** start of Available data **

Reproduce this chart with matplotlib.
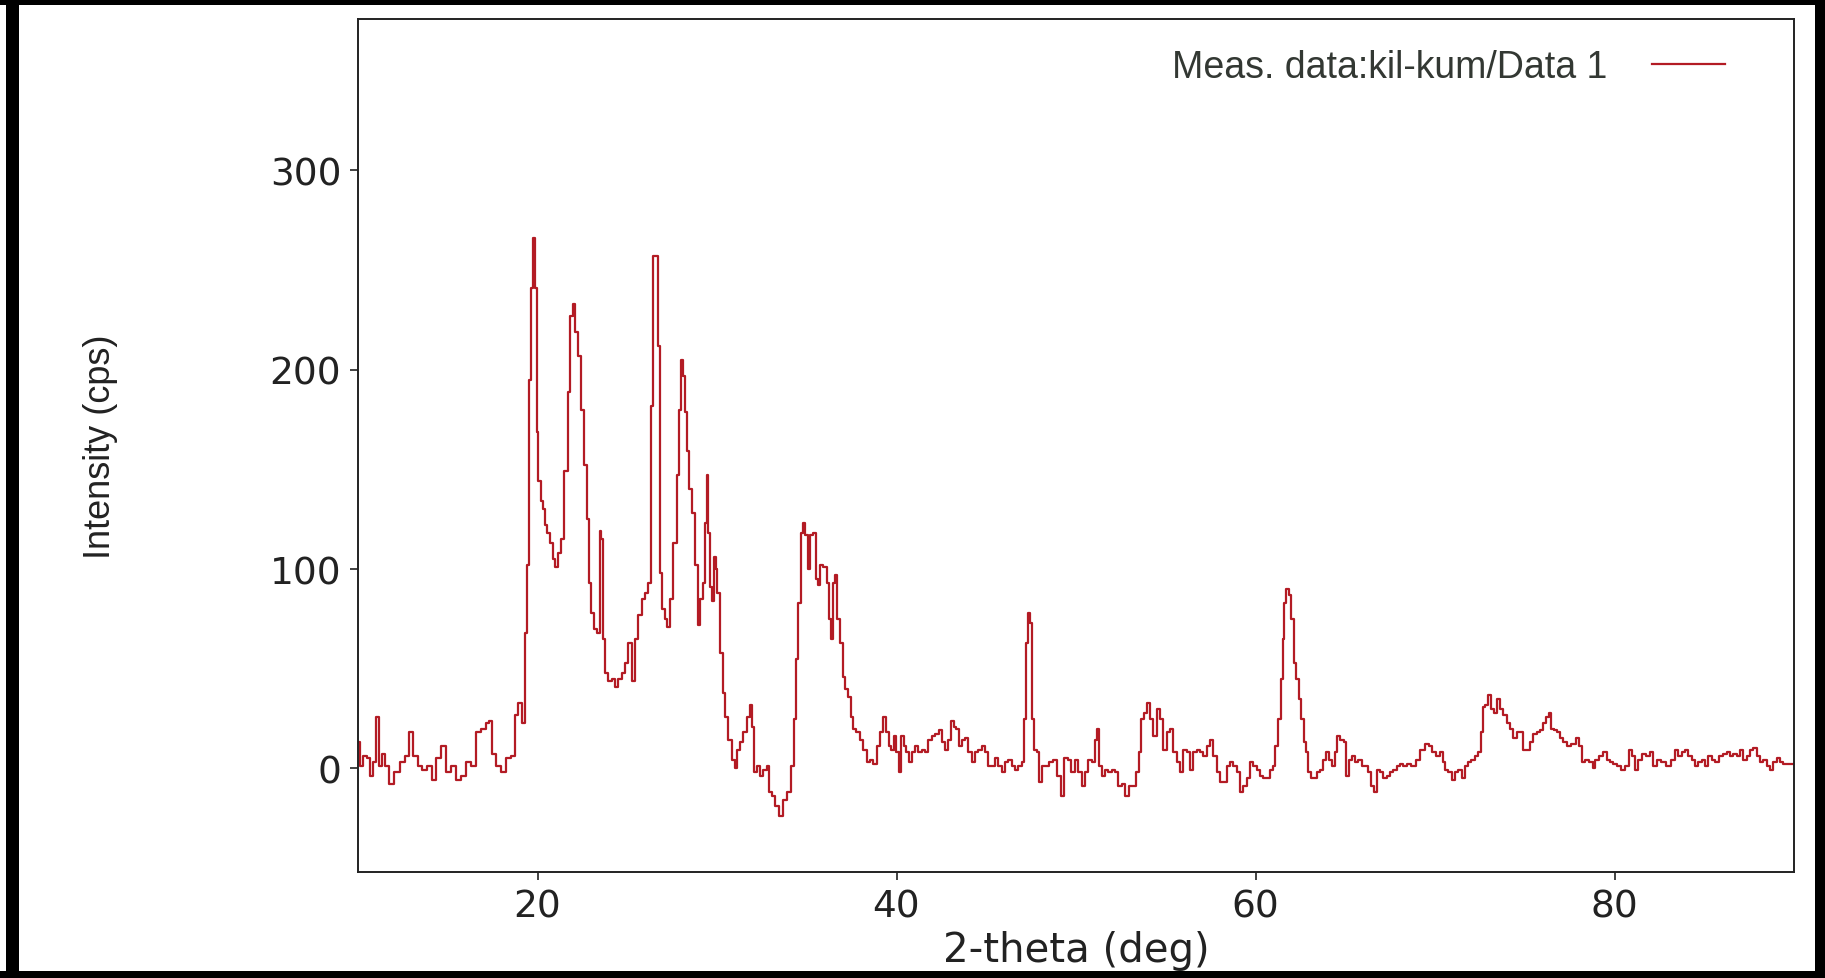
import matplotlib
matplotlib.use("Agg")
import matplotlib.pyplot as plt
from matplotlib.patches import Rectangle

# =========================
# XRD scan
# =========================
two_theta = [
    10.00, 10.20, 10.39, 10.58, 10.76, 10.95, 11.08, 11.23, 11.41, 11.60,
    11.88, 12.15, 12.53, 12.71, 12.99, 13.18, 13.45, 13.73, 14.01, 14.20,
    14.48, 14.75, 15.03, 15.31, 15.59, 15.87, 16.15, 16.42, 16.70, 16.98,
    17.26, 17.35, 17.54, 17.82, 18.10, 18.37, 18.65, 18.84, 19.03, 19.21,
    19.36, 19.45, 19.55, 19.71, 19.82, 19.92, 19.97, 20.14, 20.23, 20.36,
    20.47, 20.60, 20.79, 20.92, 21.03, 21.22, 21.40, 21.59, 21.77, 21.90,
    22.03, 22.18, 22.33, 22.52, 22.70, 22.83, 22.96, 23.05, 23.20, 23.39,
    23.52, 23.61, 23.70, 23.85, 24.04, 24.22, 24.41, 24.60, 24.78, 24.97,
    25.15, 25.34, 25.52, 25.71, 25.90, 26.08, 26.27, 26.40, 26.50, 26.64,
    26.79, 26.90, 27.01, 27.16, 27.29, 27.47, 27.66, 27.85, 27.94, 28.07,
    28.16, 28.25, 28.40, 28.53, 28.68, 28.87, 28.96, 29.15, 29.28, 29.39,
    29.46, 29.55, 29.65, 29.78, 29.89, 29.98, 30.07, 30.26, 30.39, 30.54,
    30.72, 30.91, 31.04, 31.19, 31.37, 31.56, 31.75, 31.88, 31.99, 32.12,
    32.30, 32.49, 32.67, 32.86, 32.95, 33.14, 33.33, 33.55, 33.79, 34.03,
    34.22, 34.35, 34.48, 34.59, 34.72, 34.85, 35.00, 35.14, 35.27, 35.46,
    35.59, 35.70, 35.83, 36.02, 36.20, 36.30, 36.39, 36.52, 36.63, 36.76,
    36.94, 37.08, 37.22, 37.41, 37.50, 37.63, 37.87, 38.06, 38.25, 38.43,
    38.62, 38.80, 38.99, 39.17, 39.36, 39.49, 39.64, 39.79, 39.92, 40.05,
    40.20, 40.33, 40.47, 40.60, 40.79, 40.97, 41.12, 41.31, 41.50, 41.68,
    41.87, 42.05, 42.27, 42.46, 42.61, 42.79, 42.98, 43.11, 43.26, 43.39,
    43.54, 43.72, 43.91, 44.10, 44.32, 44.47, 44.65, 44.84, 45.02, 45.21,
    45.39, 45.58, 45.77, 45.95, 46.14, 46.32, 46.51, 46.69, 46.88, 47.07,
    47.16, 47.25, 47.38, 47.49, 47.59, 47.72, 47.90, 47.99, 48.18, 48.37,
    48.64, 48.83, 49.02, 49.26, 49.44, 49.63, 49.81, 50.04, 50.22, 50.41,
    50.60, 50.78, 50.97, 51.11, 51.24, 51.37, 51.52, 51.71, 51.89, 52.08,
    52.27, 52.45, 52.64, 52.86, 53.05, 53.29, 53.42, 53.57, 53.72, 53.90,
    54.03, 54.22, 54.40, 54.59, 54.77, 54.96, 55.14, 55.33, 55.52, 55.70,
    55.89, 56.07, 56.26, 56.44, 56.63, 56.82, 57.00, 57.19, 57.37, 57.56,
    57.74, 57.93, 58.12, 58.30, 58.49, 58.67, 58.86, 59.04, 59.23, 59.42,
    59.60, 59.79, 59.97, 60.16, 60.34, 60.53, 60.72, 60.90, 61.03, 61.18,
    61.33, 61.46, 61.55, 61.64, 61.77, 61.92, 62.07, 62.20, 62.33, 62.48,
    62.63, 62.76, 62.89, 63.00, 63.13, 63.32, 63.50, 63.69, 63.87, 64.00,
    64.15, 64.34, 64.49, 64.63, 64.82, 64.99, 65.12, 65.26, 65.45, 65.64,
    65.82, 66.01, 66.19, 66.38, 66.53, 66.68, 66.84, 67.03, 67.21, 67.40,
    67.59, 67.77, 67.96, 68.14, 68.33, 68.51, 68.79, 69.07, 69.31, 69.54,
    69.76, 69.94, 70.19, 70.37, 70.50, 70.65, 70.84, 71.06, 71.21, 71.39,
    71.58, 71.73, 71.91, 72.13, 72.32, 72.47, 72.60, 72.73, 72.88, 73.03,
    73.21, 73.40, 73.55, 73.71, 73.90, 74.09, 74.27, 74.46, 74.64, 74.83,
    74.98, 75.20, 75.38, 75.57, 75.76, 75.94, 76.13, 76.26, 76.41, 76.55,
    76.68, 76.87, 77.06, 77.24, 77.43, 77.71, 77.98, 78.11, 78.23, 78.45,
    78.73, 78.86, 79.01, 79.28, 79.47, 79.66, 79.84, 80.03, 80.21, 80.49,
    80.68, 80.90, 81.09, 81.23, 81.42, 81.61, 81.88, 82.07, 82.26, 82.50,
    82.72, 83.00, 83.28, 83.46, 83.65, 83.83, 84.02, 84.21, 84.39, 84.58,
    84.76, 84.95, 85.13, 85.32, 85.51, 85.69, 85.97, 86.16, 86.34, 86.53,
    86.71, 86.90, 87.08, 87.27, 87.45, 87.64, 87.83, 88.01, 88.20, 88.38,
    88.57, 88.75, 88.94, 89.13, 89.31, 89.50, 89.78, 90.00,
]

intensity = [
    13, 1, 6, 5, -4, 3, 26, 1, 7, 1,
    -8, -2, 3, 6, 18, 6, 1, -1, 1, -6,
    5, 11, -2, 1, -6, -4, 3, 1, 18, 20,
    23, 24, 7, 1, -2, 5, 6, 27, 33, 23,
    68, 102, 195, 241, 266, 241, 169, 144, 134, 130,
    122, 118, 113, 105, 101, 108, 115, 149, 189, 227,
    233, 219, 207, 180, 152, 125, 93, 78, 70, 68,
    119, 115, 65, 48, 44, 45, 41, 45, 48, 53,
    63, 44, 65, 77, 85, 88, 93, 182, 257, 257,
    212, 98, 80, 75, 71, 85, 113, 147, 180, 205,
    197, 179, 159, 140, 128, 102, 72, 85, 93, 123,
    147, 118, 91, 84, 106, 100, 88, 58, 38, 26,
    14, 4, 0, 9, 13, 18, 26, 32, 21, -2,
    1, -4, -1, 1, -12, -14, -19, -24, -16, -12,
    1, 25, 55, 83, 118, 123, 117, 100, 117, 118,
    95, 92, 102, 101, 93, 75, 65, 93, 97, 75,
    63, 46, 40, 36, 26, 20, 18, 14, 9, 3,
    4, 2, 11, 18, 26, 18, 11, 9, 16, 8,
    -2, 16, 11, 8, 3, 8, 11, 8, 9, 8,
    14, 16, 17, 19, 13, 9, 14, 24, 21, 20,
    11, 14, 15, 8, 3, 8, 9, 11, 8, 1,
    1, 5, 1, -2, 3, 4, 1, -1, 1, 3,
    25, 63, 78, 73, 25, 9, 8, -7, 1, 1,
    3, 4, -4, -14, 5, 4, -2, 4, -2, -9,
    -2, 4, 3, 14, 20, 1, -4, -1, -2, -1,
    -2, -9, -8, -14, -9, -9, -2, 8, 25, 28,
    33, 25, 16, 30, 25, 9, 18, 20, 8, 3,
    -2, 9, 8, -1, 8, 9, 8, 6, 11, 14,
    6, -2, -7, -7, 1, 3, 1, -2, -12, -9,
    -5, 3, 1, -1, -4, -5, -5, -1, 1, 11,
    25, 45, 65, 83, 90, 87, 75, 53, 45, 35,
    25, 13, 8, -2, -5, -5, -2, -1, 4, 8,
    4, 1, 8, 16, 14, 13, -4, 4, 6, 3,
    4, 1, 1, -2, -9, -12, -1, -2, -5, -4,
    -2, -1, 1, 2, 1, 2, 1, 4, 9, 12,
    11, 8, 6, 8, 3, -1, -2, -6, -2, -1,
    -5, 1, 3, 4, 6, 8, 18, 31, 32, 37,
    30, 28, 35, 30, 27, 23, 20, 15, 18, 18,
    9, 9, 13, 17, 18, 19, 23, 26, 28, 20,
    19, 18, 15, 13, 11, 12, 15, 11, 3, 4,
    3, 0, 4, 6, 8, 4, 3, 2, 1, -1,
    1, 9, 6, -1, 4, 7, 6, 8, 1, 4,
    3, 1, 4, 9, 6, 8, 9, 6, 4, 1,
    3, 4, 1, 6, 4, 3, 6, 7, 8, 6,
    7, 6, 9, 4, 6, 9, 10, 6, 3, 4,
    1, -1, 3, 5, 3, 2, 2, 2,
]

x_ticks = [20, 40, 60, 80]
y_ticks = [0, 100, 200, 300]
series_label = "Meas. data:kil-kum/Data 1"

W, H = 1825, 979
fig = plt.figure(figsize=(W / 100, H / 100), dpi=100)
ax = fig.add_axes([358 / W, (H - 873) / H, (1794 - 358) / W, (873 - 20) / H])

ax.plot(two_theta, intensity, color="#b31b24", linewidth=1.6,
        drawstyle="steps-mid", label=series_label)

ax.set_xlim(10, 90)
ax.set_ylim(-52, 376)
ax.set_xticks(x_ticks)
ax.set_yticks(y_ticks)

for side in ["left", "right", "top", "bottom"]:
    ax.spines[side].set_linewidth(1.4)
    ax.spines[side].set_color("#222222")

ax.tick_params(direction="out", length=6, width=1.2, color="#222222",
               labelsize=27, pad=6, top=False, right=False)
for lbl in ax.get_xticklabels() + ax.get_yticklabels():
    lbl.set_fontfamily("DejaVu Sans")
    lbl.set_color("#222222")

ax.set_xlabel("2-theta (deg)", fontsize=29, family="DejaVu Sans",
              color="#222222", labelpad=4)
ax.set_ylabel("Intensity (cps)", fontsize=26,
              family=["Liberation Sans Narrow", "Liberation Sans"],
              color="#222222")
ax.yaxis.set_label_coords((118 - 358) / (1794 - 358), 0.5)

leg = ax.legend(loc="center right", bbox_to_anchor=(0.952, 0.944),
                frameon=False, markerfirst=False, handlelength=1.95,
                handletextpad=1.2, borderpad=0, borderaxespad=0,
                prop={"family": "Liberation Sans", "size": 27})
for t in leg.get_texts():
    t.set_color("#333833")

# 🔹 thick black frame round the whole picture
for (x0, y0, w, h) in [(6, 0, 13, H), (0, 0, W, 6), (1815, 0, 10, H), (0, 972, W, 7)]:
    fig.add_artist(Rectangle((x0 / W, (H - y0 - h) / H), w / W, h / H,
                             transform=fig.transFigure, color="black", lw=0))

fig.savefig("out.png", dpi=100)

** end of Available data **

| Directions for this task |
Give back exactly the lines from the first line of the data through the line with "from matplotlib.patches import Rectangle", pictures excluded.

| Result below |
Reproduce this chart with matplotlib.
import matplotlib
matplotlib.use("Agg")
import matplotlib.pyplot as plt
from matplotlib.patches import Rectangle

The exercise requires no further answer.